#### [TASK TO CARRY OUT]
Quote the data exactly, first line to the line containing "d2.set_clip_path(clip)", with no pictures.
[Begin DATA LINES]
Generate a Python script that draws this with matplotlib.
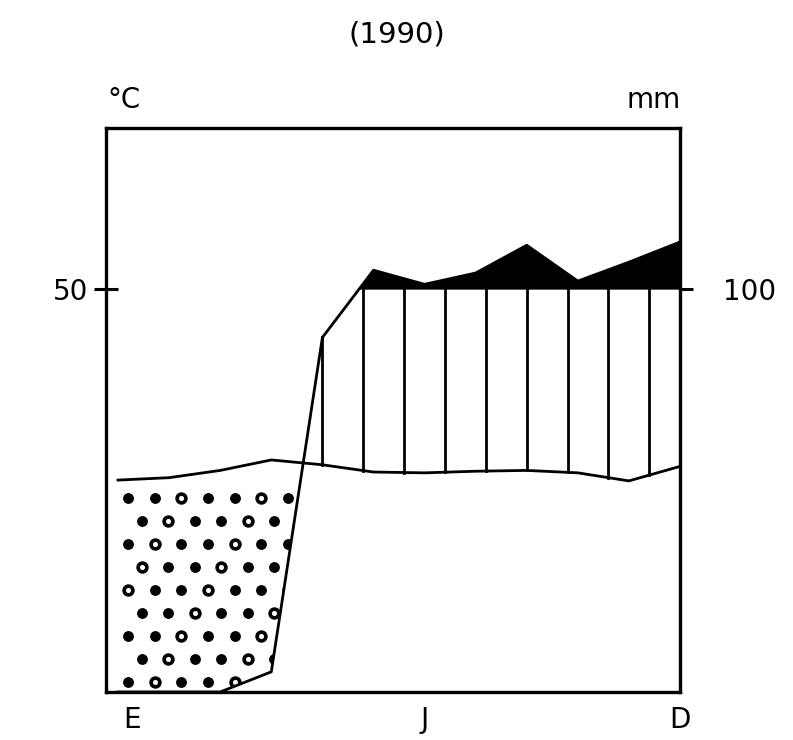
import numpy as np
import matplotlib
matplotlib.use("Agg")
import matplotlib.pyplot as plt
from matplotlib.patches import PathPatch

plt.rcParams["font.family"] = "DejaVu Sans"
plt.rcParams["font.size"] = 20

# climate data 1990
months = np.arange(12)
month_labels = ["E", "J", "D"]
month_label_pos = [0.1, 6, 11]
temp_c = np.array([26.3, 26.6, 27.5, 28.8, 28.2, 27.3, 27.2, 27.4, 27.5, 27.2, 26.2, 28.0])
precip_mm = np.array([0, 0, 0, 5, 88, 147, 112, 140, 209, 120, 167, 217])


def scale_precip(p):
    # Walter-Lieth: 10 C = 20 mm up to 100 mm, then 10 C = 200 mm
    p = np.asarray(p, dtype=float)
    return np.where(p <= 100, p / 2.0, 50 + (p - 100) / 20.0)


prec = scale_precip(precip_mm)

fig = plt.figure(figsize=(7.93, 7.40), dpi=100)
ax = fig.add_axes([0.1337, 0.0649, 0.7238, 0.7621])
ax.set_xlim(-0.235, 11)
ax.set_ylim(0, 70)

# dry season: dotted
dry = ax.fill_between(months, prec, temp_c, where=prec < temp_c, interpolate=True,
                      facecolor="none", edgecolor="none")
clip = PathPatch(dry.get_paths()[0], transform=ax.transData, fc="none", ec="none")
ax.add_patch(clip)
gx, gy = [], []
for r, yy in enumerate(np.arange(1.3, 25.5, 2.85)):
    off = 0.0 if r % 2 == 0 else 0.26
    for xx in np.arange(0.2 + off, 4.5, 0.52):
        gx.append(xx)
        gy.append(yy)
gx = np.array(gx)
gy = np.array(gy)
full = np.arange(len(gx)) % 3 != 1
d1 = ax.scatter(gx[full], gy[full], s=46, c="black", zorder=2)
d2 = ax.scatter(gx[~full], gy[~full], s=40, facecolors="white", edgecolors="black",
                linewidths=2.6, zorder=2)
d1.set_clip_path(clip)
d2.set_clip_path(clip)

# humid season: vertical hatch
for xh in np.arange(4.0, 11, 0.8):
    t = np.interp(xh, months, temp_c)
    p = np.interp(xh, months, prec)
    if p > t:
        ax.plot([xh, xh], [t, min(p, 50)], color="black", lw=2.0, zorder=2)

# perhumid (> 100 mm): black
ax.fill_between(months, 50, prec, where=prec > 50, interpolate=True,
                color="black", lw=0, zorder=2)

ax.plot(months, temp_c, color="black", lw=2.0, zorder=3)
ax.plot(months, prec, color="black", lw=2.0, zorder=3)

for s in ax.spines.values():
    s.set_linewidth(2.4)

ax.set_yticks([50])
ax.set_yticklabels(["50"])
ax.tick_params(axis="y", direction="inout", length=17, width=2.2, pad=4)
ax.set_xticks([])

ax2 = ax.twinx()
ax2.set_ylim(0, 70)
ax2.set_yticks([50])
ax2.set_yticklabels(["100"])
ax2.tick_params(axis="y", direction="out", length=9, width=2.2, pad=22)
for s in ax2.spines.values():
    s.set_visible(False)

for lab, pos in zip(month_labels, month_label_pos):
    ha = "left" if pos < 1 else "center"
    ax.text(pos, -1.8, lab, ha=ha, va="top", fontsize=20)

fig.text(0.50, 0.953, "(1990)", ha="center", va="center", fontsize=21)
fig.text(0.136, 0.865, "°C", ha="left", va="center", fontsize=20)
fig.text(0.858, 0.865, "mm", ha="right", va="center", fontsize=20)

fig.savefig("out.png", dpi=100)
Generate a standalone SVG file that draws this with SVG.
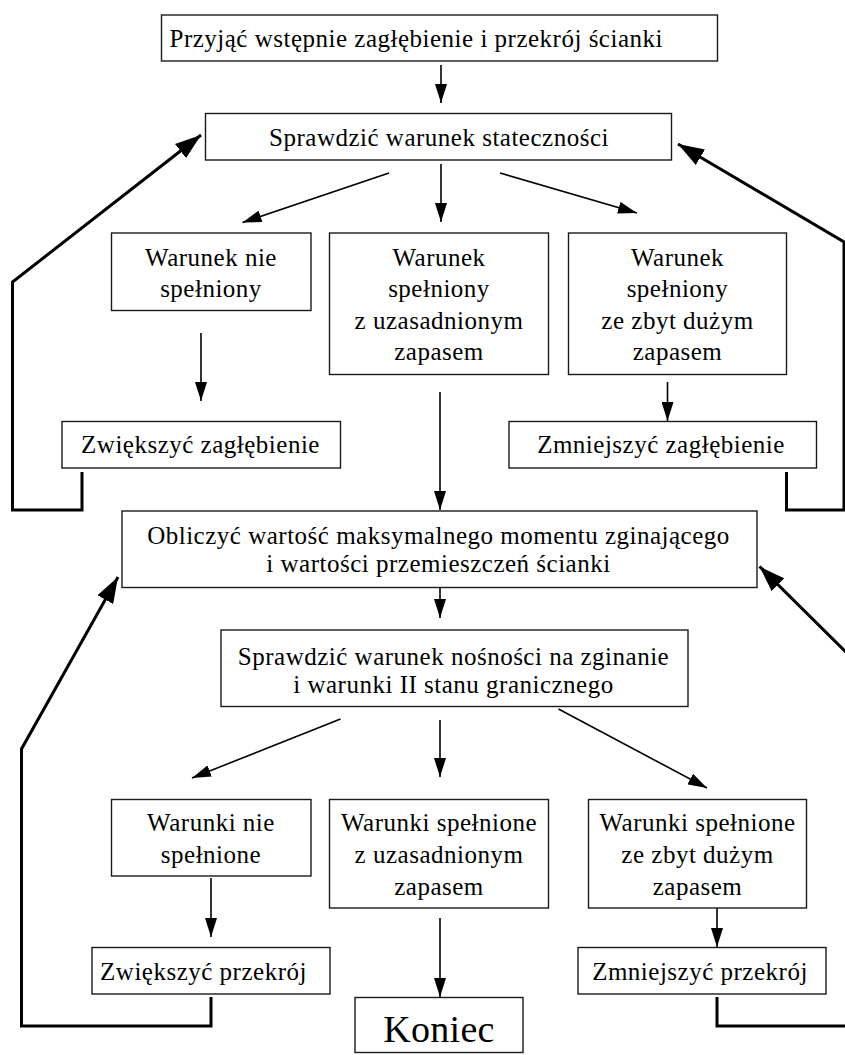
<svg xmlns="http://www.w3.org/2000/svg" width="845" height="1055" viewBox="0 0 845 1055" font-family="'Liberation Serif', serif">
  <style>
    .box { fill: #ffffff; stroke: #1a1a1a; stroke-width: 1.4; }
    text { font-family: 'Liberation Serif', serif; }
    .t { font-family: 'Liberation Serif', serif; font-size: 25px; letter-spacing: 0.5px; fill: #000; text-anchor: middle; }
    .big { font-size: 38px; letter-spacing: 0.3px; }
    .thin { fill: none; stroke: #000; stroke-width: 1.6; marker-end: url(#ah); }
    .thick { fill: none; stroke: #000; stroke-width: 3; stroke-linejoin: miter; marker-end: url(#ahb); }
  </style>
  <defs>
    <marker id="ah" markerUnits="userSpaceOnUse" markerWidth="20" markerHeight="12" refX="19" refY="6" orient="auto">
      <path d="M0,0 L19,6 L0,12 z" fill="#000"/>
    </marker>
    <marker id="ahb" markerUnits="userSpaceOnUse" markerWidth="27" markerHeight="18" refX="26" refY="9" orient="auto">
      <path d="M0,0 L26,9 L0,18 z" fill="#000"/>
    </marker>
  </defs>

  <rect width="845" height="1055" fill="#ffffff"/>

  <!-- connectors -->
  <g id="connectors">
    <path class="thin" d="M441,65 L441,103"/>
    <path class="thin" d="M389,173 L242.5,222.5"/>
    <path class="thin" d="M441,164 L441,222"/>
    <path class="thin" d="M500,173 L637,213"/>
    <path class="thin" d="M201,333 L201,401"/>
    <path class="thin" d="M440,392 L440,510"/>
    <path class="thin" d="M667.5,382 L667.5,421"/>
    <path class="thin" d="M440,582 L440,618"/>
    <path class="thin" d="M340.5,719 L192,778"/>
    <path class="thin" d="M440,720 L440,777"/>
    <path class="thin" d="M558.5,709 L707,788"/>
    <path class="thin" d="M211,878 L211,937"/>
    <path class="thin" d="M440,918 L440,997"/>
    <path class="thin" d="M717,908 L717,947"/>

    <!-- feedback loops -->
    <path class="thick" d="M82,472 L82,510 L12.5,510 L12.5,282 L201,135"/>
    <path class="thick" d="M786.5,472 L786.5,510 L844,510 L844,242 L678,144"/>
    <path class="thick" d="M211,997 L211,1026 L21.5,1026 L21.5,749 L118,577"/>
    <path class="thick" d="M717,997 L717,1026 L870,1026 L870,676 L759.5,566.5"/>
  </g>

  <g id="n-start">
    <rect class="box" x="161.5" y="15" width="556" height="46"/>
    <text class="t" x="169.5" y="47" style="text-anchor:start">Przyjąć wstępnie zagłębienie i przekrój ścianki</text>
  </g>

  <g id="n-stability">
    <rect class="box" x="205.5" y="113.5" width="466" height="46.5"/>
    <text class="t" x="439" y="146">Sprawdzić warunek stateczności</text>
  </g>

  <g id="n-s-fail">
    <rect class="box" x="111.5" y="233" width="199.5" height="77.5"/>
    <text class="t" x="211" y="266">Warunek nie</text>
    <text class="t" x="211" y="297">spełniony</text>
  </g>

  <g id="n-s-ok">
    <rect class="box" x="329.5" y="233" width="219" height="141.5"/>
    <text class="t" x="439" y="266">Warunek</text>
    <text class="t" x="439" y="297">spełniony</text>
    <text class="t" x="439" y="329">z uzasadnionym</text>
    <text class="t" x="439" y="360">zapasem</text>
  </g>

  <g id="n-s-excess">
    <rect class="box" x="568.5" y="233" width="218" height="141.5"/>
    <text class="t" x="677.5" y="266">Warunek</text>
    <text class="t" x="677.5" y="297">spełniony</text>
    <text class="t" x="677.5" y="329">ze zbyt dużym</text>
    <text class="t" x="677.5" y="360">zapasem</text>
  </g>

  <g id="n-depth-up">
    <rect class="box" x="62" y="421.5" width="278.5" height="46.5"/>
    <text class="t" x="200.5" y="453">Zwiększyć zagłębienie</text>
  </g>

  <g id="n-depth-down">
    <rect class="box" x="509" y="421.5" width="307.5" height="46.5"/>
    <text class="t" x="661" y="453">Zmniejszyć zagłębienie</text>
  </g>

  <g id="n-moment">
    <rect class="box" x="122" y="511" width="635" height="76.5"/>
    <text class="t" x="438.5" y="544">Obliczyć wartość maksymalnego momentu zginającego</text>
    <text class="t" x="438.5" y="571.5">i wartości przemieszczeń ścianki</text>
  </g>

  <g id="n-capacity">
    <rect class="box" x="221" y="630" width="467" height="76.5"/>
    <text class="t" x="453.5" y="665">Sprawdzić warunek nośności na zginanie</text>
    <text class="t" x="453.5" y="693">i warunki II stanu granicznego</text>
  </g>

  <g id="n-c-fail">
    <rect class="box" x="111.5" y="799.5" width="199.5" height="76.5"/>
    <text class="t" x="211" y="831">Warunki nie</text>
    <text class="t" x="211" y="863">spełnione</text>
  </g>

  <g id="n-c-ok">
    <rect class="box" x="329.5" y="799.5" width="219" height="108.5"/>
    <text class="t" x="439" y="831">Warunki spełnione</text>
    <text class="t" x="439" y="863">z uzasadnionym</text>
    <text class="t" x="439" y="895">zapasem</text>
  </g>

  <g id="n-c-excess">
    <rect class="box" x="588.5" y="799.5" width="218" height="108.5"/>
    <text class="t" x="697.5" y="831">Warunki spełnione</text>
    <text class="t" x="697.5" y="863">ze zbyt dużym</text>
    <text class="t" x="697.5" y="895">zapasem</text>
  </g>

  <g id="n-section-up">
    <rect class="box" x="92" y="947.5" width="238" height="46.5"/>
    <text class="t" x="203.5" y="980">Zwiększyć przekrój</text>
  </g>

  <g id="n-end">
    <rect class="box" x="355" y="997.5" width="168" height="55"/>
    <text class="t big" x="439" y="1041.5">Koniec</text>
  </g>

  <g id="n-section-down">
    <rect class="box" x="578" y="947.5" width="248" height="46.5"/>
    <text class="t" x="700" y="980">Zmniejszyć przekrój</text>
  </g>
</svg>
[End DATA LINES]
#### [FULL OUTPUT]
Generate a Python script that draws this with matplotlib.
import numpy as np
import matplotlib
matplotlib.use("Agg")
import matplotlib.pyplot as plt
from matplotlib.patches import PathPatch

plt.rcParams["font.family"] = "DejaVu Sans"
plt.rcParams["font.size"] = 20

# climate data 1990
months = np.arange(12)
month_labels = ["E", "J", "D"]
month_label_pos = [0.1, 6, 11]
temp_c = np.array([26.3, 26.6, 27.5, 28.8, 28.2, 27.3, 27.2, 27.4, 27.5, 27.2, 26.2, 28.0])
precip_mm = np.array([0, 0, 0, 5, 88, 147, 112, 140, 209, 120, 167, 217])


def scale_precip(p):
    # Walter-Lieth: 10 C = 20 mm up to 100 mm, then 10 C = 200 mm
    p = np.asarray(p, dtype=float)
    return np.where(p <= 100, p / 2.0, 50 + (p - 100) / 20.0)


prec = scale_precip(precip_mm)

fig = plt.figure(figsize=(7.93, 7.40), dpi=100)
ax = fig.add_axes([0.1337, 0.0649, 0.7238, 0.7621])
ax.set_xlim(-0.235, 11)
ax.set_ylim(0, 70)

# dry season: dotted
dry = ax.fill_between(months, prec, temp_c, where=prec < temp_c, interpolate=True,
                      facecolor="none", edgecolor="none")
clip = PathPatch(dry.get_paths()[0], transform=ax.transData, fc="none", ec="none")
ax.add_patch(clip)
gx, gy = [], []
for r, yy in enumerate(np.arange(1.3, 25.5, 2.85)):
    off = 0.0 if r % 2 == 0 else 0.26
    for xx in np.arange(0.2 + off, 4.5, 0.52):
        gx.append(xx)
        gy.append(yy)
gx = np.array(gx)
gy = np.array(gy)
full = np.arange(len(gx)) % 3 != 1
d1 = ax.scatter(gx[full], gy[full], s=46, c="black", zorder=2)
d2 = ax.scatter(gx[~full], gy[~full], s=40, facecolors="white", edgecolors="black",
                linewidths=2.6, zorder=2)
d1.set_clip_path(clip)
d2.set_clip_path(clip)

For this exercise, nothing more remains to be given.